The majority of recent lawsuits involving the general heading of Right-to-Repair are centered around the larger issue of intellectual property (IP). Most of these lawsuits, therefore, have been initiated by Original Equipment Manufacturers (OEMs) against third-party service providers (ISOs). It takes little inertia to start a lawsuit; it takes almost forever to end one. As defendants, ISOs respond to the lawsuit by denying all the claims of the OEMs and then listing a host of counterclaims with alleged anticompetitive behavior being the tip of the spear. As arguments on both sides of the lawsuit are developed, they become more complex and the fees for developing them aggregate and grow — just as a small snowball rolling down from the top of the mountain becomes the avalanche. Litigation of this type can often run into multiple millions of dollars and, more often than not, tends to favor the party with the deepest pockets. In my years in ultrasound, and having served as an expert witness in multiple ultrasound related lawsuits, I have witnessed several ISOs (big and small) go out of business under the crush of legal fees coupled with no real prospect of winning the suit (replete with some owners even fleeing the country). We all need to be careful when reading about these lawsuits and not be too quick to comingle Right-to-Repair activities (which are legal) with other after-market activities that may cross the line into potential theft of intellectual property — or even into remanufacturing. With the former, the OEMs may come after you. And with the latter, the FDA may come after you. Either way, you lose.

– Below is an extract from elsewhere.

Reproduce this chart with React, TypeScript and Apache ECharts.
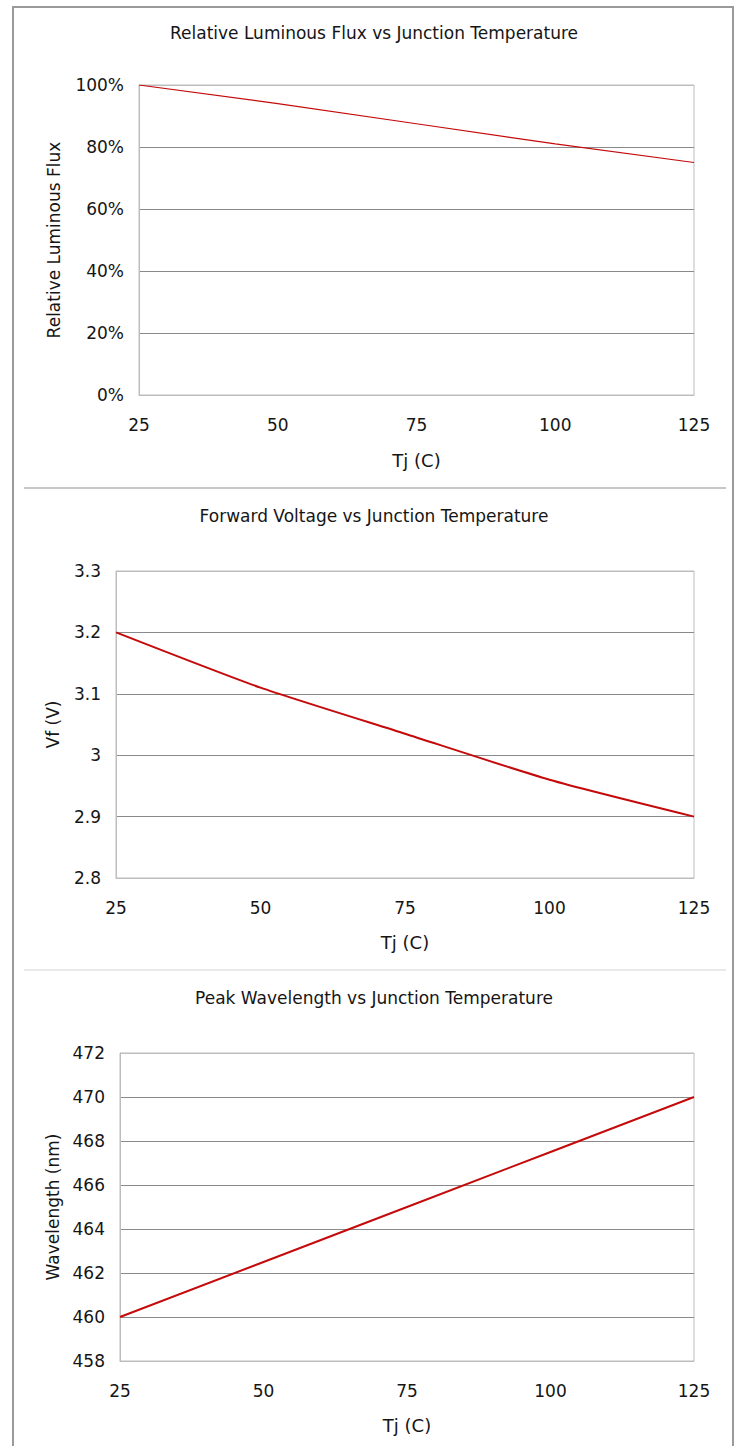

Before you begin a repair activity, you should first take your business model to an IP attorney, explain exactly what you plan on doing and get an expert risk assessment of potential OEM litigation, then read the FDA’s Remanufacturing versus Servicing Guidance several times to understand its implications on your planned activities, then consult with a company that provides FDA guidance evaluations showing them what you are planning to do, and from that interaction develop a risk-analysis document that lays out why your activity is repair and not remanufacturing.

Do these things and you may avoid needing to flee the country (at least for this reason…).